DIRECTION:
Omit every picture, and retype the lines that run from the beginning of the data below through the line containing "IN NYPD ARRESTS</text>", inclusive.

Figure scripts:
++++++

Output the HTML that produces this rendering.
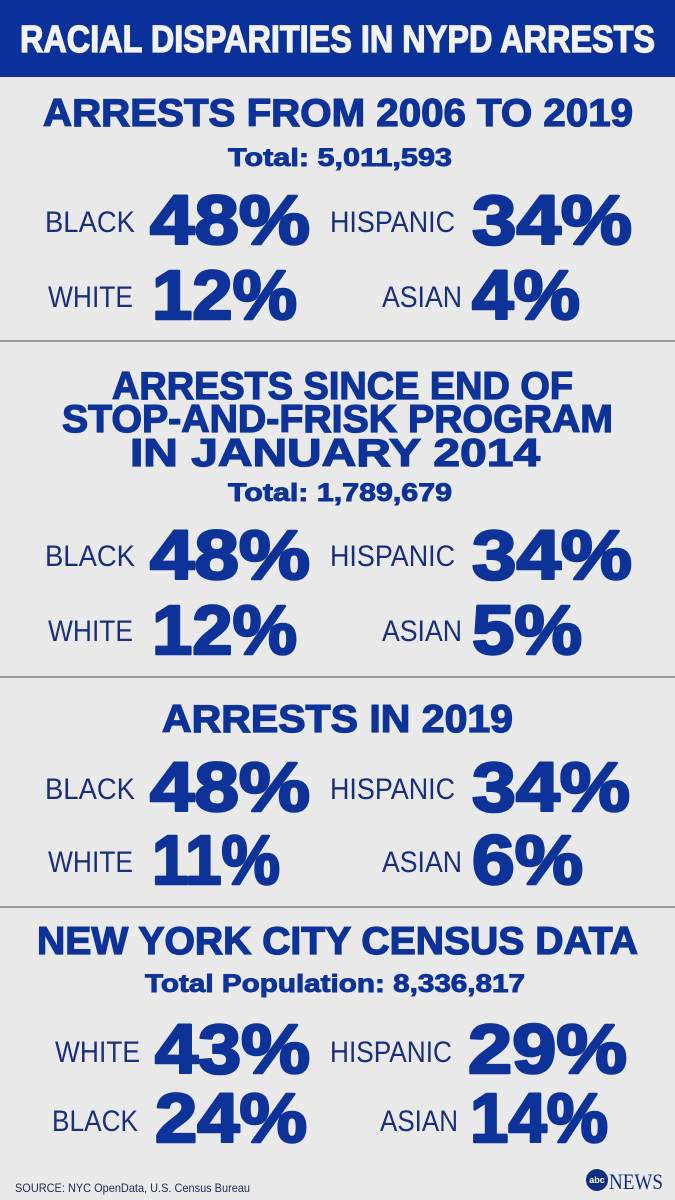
<!DOCTYPE html>
<html><head><meta charset="utf-8"><style>
html,body{margin:0;padding:0;background:#e9e9e9;}
svg{display:block;}
.h{font-family:"Liberation Sans",sans-serif;font-weight:bold;fill:#0d3399;stroke:#0d3399;stroke-width:1.3;}
.l{font-family:"Liberation Sans",sans-serif;font-weight:normal;fill:#1a2f7a;}
.p{font-family:"Liberation Sans",sans-serif;font-weight:bold;fill:#0d3399;stroke:#0d3399;stroke-width:2.6;stroke-linejoin:round;}
.t{stroke-width:0.9;}
</style></head><body>
<svg width="675" height="1200" viewBox="0 0 675 1200">
<rect x="0" y="0" width="675" height="1200" fill="#e9e9e9"/>
<rect x="0" y="0" width="675" height="77" fill="#0a3199"/>
<text x="20" y="52" font-size="38" textLength="635" lengthAdjust="spacingAndGlyphs" class="h" style="fill:#f2f2f2;stroke:#f2f2f2">RACIAL DISPARITIES IN NYPD ARRESTS</text>

<!-- Section 1 -->
<text x="43" y="126" font-size="39" textLength="590" lengthAdjust="spacingAndGlyphs" class="h">ARRESTS FROM 2006 TO 2019</text>
<text x="228" y="166" font-size="25" textLength="224" lengthAdjust="spacingAndGlyphs" class="h t">Total: 5,011,593</text>
<text x="45" y="232" font-size="30" textLength="90" lengthAdjust="spacingAndGlyphs" class="l">BLACK</text>
<text x="150" y="244" font-size="70" textLength="160" lengthAdjust="spacingAndGlyphs" class="p">48%</text>
<text x="330" y="232" font-size="30" textLength="125" lengthAdjust="spacingAndGlyphs" class="l">HISPANIC</text>
<text x="472" y="244" font-size="70" textLength="160" lengthAdjust="spacingAndGlyphs" class="p">34%</text>
<text x="48" y="307" font-size="30" textLength="85" lengthAdjust="spacingAndGlyphs" class="l">WHITE</text>
<text x="152" y="319" font-size="70" textLength="145" lengthAdjust="spacingAndGlyphs" class="p">12%</text>
<text x="382" y="307" font-size="30" textLength="80" lengthAdjust="spacingAndGlyphs" class="l">ASIAN</text>
<text x="472" y="319" font-size="70" textLength="108" lengthAdjust="spacingAndGlyphs" class="p">4%</text>
<rect x="0" y="340" width="675" height="2" fill="#9a9a9a"/>

<!-- Section 2 -->
<text x="112" y="399" font-size="39" textLength="461" lengthAdjust="spacingAndGlyphs" class="h">ARRESTS SINCE END OF</text>
<text x="62" y="432" font-size="39" textLength="551" lengthAdjust="spacingAndGlyphs" class="h">STOP-AND-FRISK PROGRAM</text>
<text x="130" y="466" font-size="39" textLength="410" lengthAdjust="spacingAndGlyphs" class="h">IN JANUARY 2014</text>
<text x="228" y="501" font-size="25" textLength="224" lengthAdjust="spacingAndGlyphs" class="h t">Total: 1,789,679</text>
<text x="45" y="566" font-size="30" textLength="90" lengthAdjust="spacingAndGlyphs" class="l">BLACK</text>
<text x="150" y="579" font-size="70" textLength="160" lengthAdjust="spacingAndGlyphs" class="p">48%</text>
<text x="330" y="566" font-size="30" textLength="125" lengthAdjust="spacingAndGlyphs" class="l">HISPANIC</text>
<text x="472" y="579" font-size="70" textLength="160" lengthAdjust="spacingAndGlyphs" class="p">34%</text>
<text x="48" y="641" font-size="30" textLength="85" lengthAdjust="spacingAndGlyphs" class="l">WHITE</text>
<text x="152" y="654" font-size="70" textLength="145" lengthAdjust="spacingAndGlyphs" class="p">12%</text>
<text x="382" y="641" font-size="30" textLength="80" lengthAdjust="spacingAndGlyphs" class="l">ASIAN</text>
<text x="472" y="654" font-size="70" textLength="110" lengthAdjust="spacingAndGlyphs" class="p">5%</text>
<rect x="0" y="676" width="675" height="2" fill="#9a9a9a"/>

<!-- Section 3 -->
<text x="162" y="732" font-size="39" textLength="351" lengthAdjust="spacingAndGlyphs" class="h">ARRESTS IN 2019</text>
<text x="45" y="799" font-size="30" textLength="90" lengthAdjust="spacingAndGlyphs" class="l">BLACK</text>
<text x="150" y="811" font-size="70" textLength="160" lengthAdjust="spacingAndGlyphs" class="p">48%</text>
<text x="330" y="799" font-size="30" textLength="125" lengthAdjust="spacingAndGlyphs" class="l">HISPANIC</text>
<text x="472" y="811" font-size="70" textLength="158" lengthAdjust="spacingAndGlyphs" class="p">34%</text>
<text x="48" y="872" font-size="30" textLength="85" lengthAdjust="spacingAndGlyphs" class="l">WHITE</text>
<text x="152" y="884" font-size="70" textLength="128" lengthAdjust="spacingAndGlyphs" class="p">11%</text>
<text x="382" y="872" font-size="30" textLength="80" lengthAdjust="spacingAndGlyphs" class="l">ASIAN</text>
<text x="472" y="884" font-size="70" textLength="111" lengthAdjust="spacingAndGlyphs" class="p">6%</text>
<rect x="0" y="906" width="675" height="2" fill="#9a9a9a"/>

<!-- Section 4 -->
<text x="37" y="954" font-size="39" textLength="601" lengthAdjust="spacingAndGlyphs" class="h">NEW YORK CITY CENSUS DATA</text>
<text x="145" y="992" font-size="25" textLength="380" lengthAdjust="spacingAndGlyphs" class="h t">Total Population: 8,336,817</text>
<text x="55" y="1062" font-size="30" textLength="85" lengthAdjust="spacingAndGlyphs" class="l">WHITE</text>
<text x="155" y="1073" font-size="70" textLength="155" lengthAdjust="spacingAndGlyphs" class="p">43%</text>
<text x="330" y="1062" font-size="30" textLength="122" lengthAdjust="spacingAndGlyphs" class="l">HISPANIC</text>
<text x="468" y="1073" font-size="70" textLength="159" lengthAdjust="spacingAndGlyphs" class="p">29%</text>
<text x="52" y="1131" font-size="30" textLength="86" lengthAdjust="spacingAndGlyphs" class="l">BLACK</text>
<text x="155" y="1142" font-size="70" textLength="152" lengthAdjust="spacingAndGlyphs" class="p">24%</text>
<text x="380" y="1131" font-size="30" textLength="78" lengthAdjust="spacingAndGlyphs" class="l">ASIAN</text>
<text x="470" y="1142" font-size="70" textLength="138" lengthAdjust="spacingAndGlyphs" class="p">14%</text>

<!-- Footer -->
<text x="15" y="1192" font-size="12" textLength="235" lengthAdjust="spacingAndGlyphs" class="l" style="fill:#1a2a55">SOURCE: NYC OpenData, U.S. Census Bureau</text>
<g>
<circle cx="597" cy="1180" r="11" fill="#0d2e7a"/>
<text x="597" y="1183" font-size="9" text-anchor="middle" font-family="Liberation Sans, sans-serif" font-weight="bold" fill="#ffffff">abc</text>
<text x="609" y="1189" font-size="22" textLength="54" lengthAdjust="spacingAndGlyphs" font-family="Liberation Serif, serif" fill="#0d2e7a">NEWS</text>
</g>
</svg>
</body></html>
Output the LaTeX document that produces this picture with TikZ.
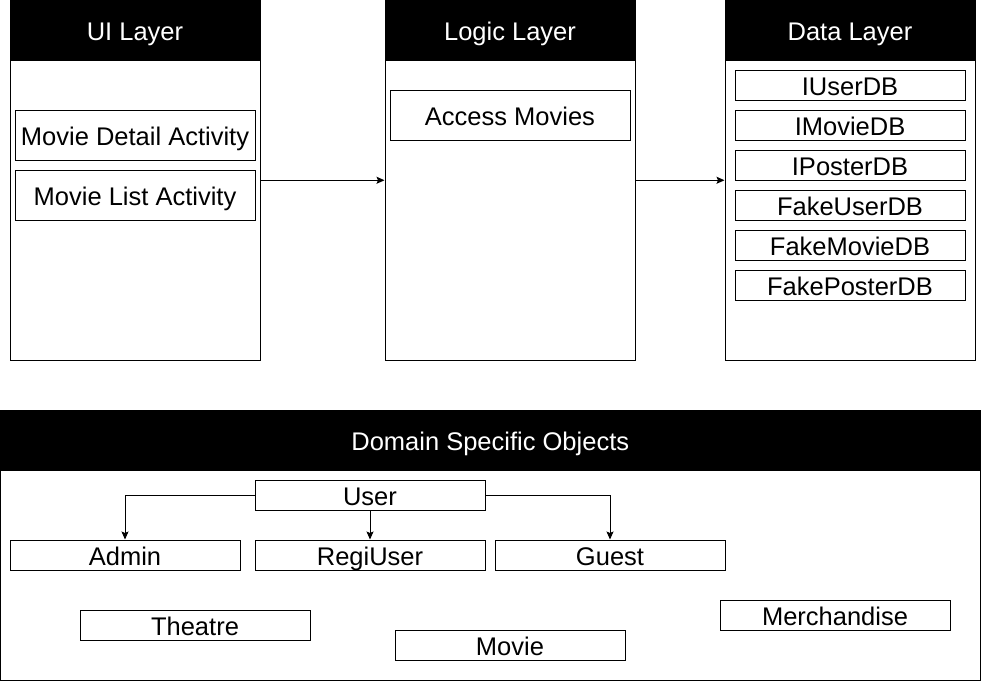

++++++

SOLUTION TO THE EXERCISE:
Output the HTML that produces this rendering.
<!DOCTYPE html>
<html><head><meta charset="utf-8"><style>
html,body{margin:0;padding:0;background:#e9e9e9;}
svg{display:block;}
.h{font-family:"Liberation Sans",sans-serif;font-weight:bold;fill:#0d3399;stroke:#0d3399;stroke-width:1.3;}
.l{font-family:"Liberation Sans",sans-serif;font-weight:normal;fill:#1a2f7a;}
.p{font-family:"Liberation Sans",sans-serif;font-weight:bold;fill:#0d3399;stroke:#0d3399;stroke-width:2.6;stroke-linejoin:round;}
.t{stroke-width:0.9;}
</style></head><body>
<svg width="675" height="1200" viewBox="0 0 675 1200">
<rect x="0" y="0" width="675" height="1200" fill="#e9e9e9"/>
<rect x="0" y="0" width="675" height="77" fill="#0a3199"/>
<text x="20" y="52" font-size="38" textLength="635" lengthAdjust="spacingAndGlyphs" class="h" style="fill:#f2f2f2;stroke:#f2f2f2">RACIAL DISPARITIES IN NYPD ARRESTS</text>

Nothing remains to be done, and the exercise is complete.